_Written request_. Check every line of the data below for the string "this", and copy the ones that hold it.

_Dataset records_.
****

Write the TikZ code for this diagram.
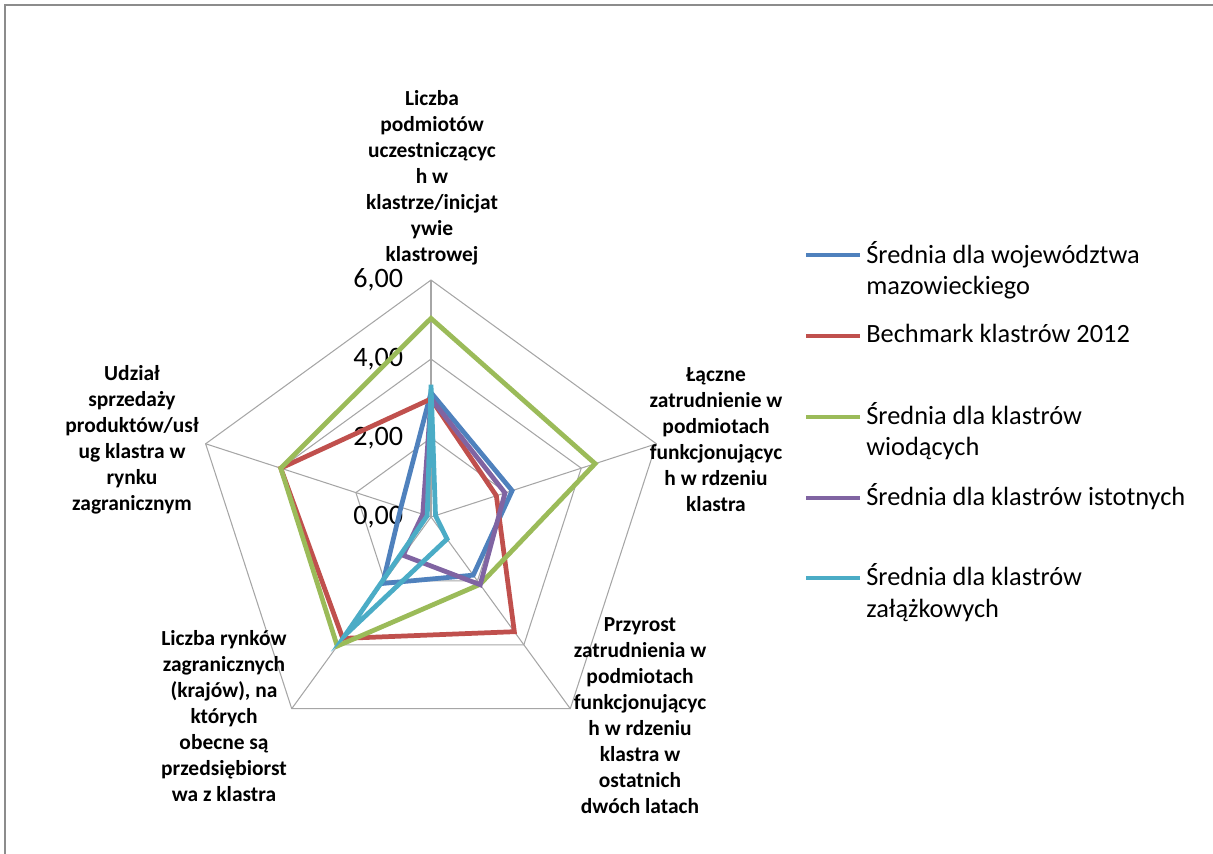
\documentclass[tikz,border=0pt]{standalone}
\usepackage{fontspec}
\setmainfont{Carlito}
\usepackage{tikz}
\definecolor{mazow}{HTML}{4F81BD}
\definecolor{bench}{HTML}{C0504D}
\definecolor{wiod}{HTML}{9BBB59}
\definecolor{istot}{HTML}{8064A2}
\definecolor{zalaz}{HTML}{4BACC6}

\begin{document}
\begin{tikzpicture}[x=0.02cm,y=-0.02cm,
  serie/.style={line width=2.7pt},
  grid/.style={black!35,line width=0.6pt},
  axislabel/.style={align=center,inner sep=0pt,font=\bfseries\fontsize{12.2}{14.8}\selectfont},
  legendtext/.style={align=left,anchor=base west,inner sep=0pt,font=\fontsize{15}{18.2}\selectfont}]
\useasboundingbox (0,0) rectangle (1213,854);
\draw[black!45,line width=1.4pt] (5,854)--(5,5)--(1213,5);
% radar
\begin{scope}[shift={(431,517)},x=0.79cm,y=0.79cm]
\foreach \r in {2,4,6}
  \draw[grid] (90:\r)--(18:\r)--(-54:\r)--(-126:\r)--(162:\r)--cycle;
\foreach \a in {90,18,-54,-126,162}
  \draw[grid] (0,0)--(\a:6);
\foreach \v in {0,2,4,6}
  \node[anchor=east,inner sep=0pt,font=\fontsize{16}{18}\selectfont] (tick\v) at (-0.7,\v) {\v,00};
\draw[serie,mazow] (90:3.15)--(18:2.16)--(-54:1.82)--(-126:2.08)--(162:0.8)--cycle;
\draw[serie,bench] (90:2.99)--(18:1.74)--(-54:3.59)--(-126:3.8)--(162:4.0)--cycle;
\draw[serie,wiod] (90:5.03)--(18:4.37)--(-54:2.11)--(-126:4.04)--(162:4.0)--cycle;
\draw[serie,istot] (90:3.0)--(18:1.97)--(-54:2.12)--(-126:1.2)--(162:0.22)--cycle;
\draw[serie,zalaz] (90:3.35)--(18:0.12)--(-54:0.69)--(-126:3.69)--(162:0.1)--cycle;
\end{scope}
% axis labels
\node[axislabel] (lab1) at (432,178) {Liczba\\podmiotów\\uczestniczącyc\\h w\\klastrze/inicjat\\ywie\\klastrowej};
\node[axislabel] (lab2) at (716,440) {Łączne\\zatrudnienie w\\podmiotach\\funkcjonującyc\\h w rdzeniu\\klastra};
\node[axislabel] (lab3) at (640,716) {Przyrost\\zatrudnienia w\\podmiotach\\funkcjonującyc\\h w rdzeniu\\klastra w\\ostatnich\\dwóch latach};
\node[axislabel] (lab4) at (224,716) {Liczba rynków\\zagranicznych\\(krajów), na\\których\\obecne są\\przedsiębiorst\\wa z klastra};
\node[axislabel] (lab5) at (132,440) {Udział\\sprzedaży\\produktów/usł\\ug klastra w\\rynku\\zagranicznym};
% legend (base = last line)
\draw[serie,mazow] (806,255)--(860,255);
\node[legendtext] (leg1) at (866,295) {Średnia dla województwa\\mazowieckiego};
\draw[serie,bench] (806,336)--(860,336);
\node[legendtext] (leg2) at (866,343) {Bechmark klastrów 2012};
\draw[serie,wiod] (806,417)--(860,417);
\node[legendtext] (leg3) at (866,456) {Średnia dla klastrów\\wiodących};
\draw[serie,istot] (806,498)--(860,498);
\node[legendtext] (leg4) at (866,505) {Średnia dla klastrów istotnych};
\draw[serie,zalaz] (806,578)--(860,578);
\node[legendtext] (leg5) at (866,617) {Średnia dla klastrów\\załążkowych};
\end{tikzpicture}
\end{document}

****

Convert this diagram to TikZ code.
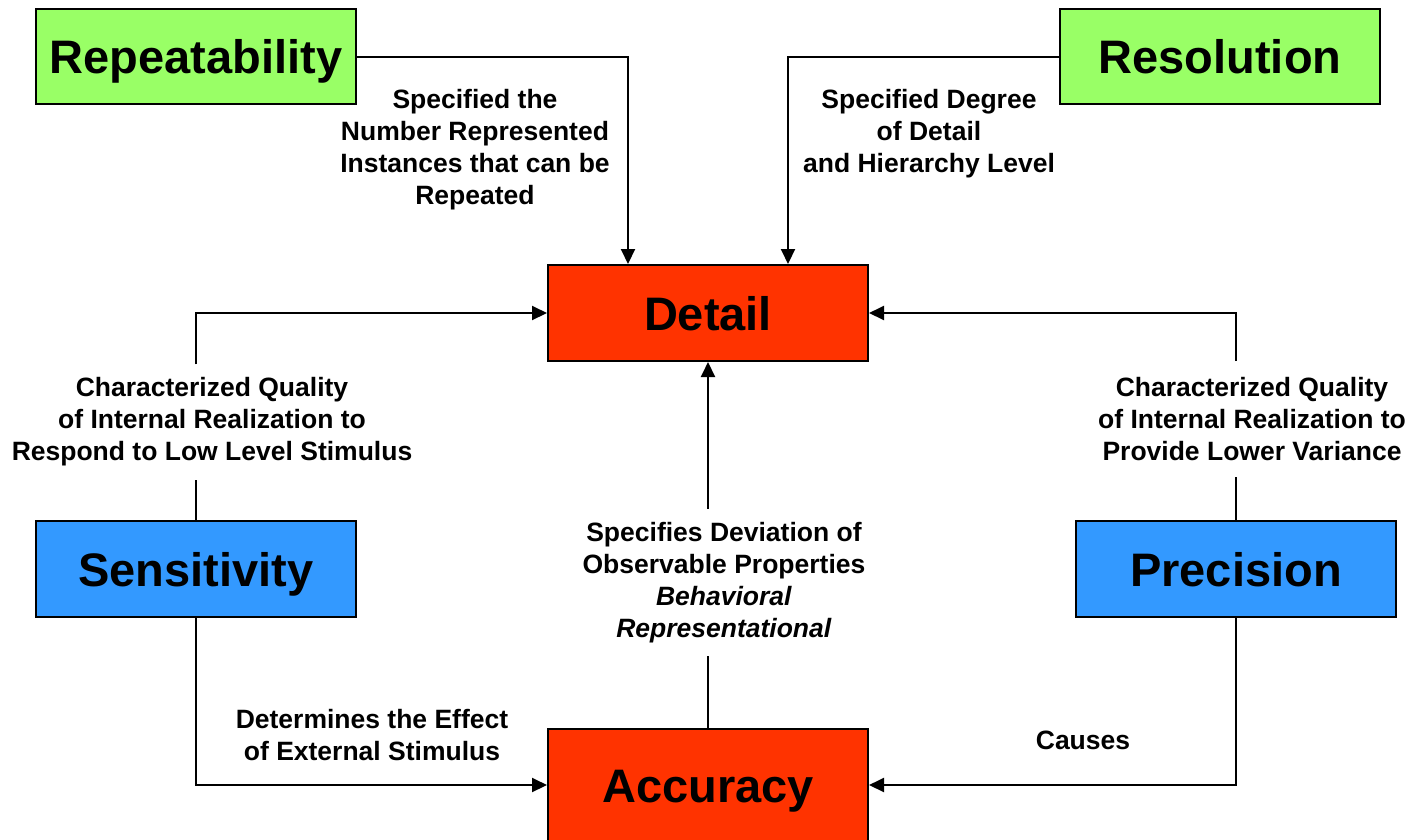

****

_The output_.
Write the TikZ code for this diagram.
Convert this diagram to TikZ code.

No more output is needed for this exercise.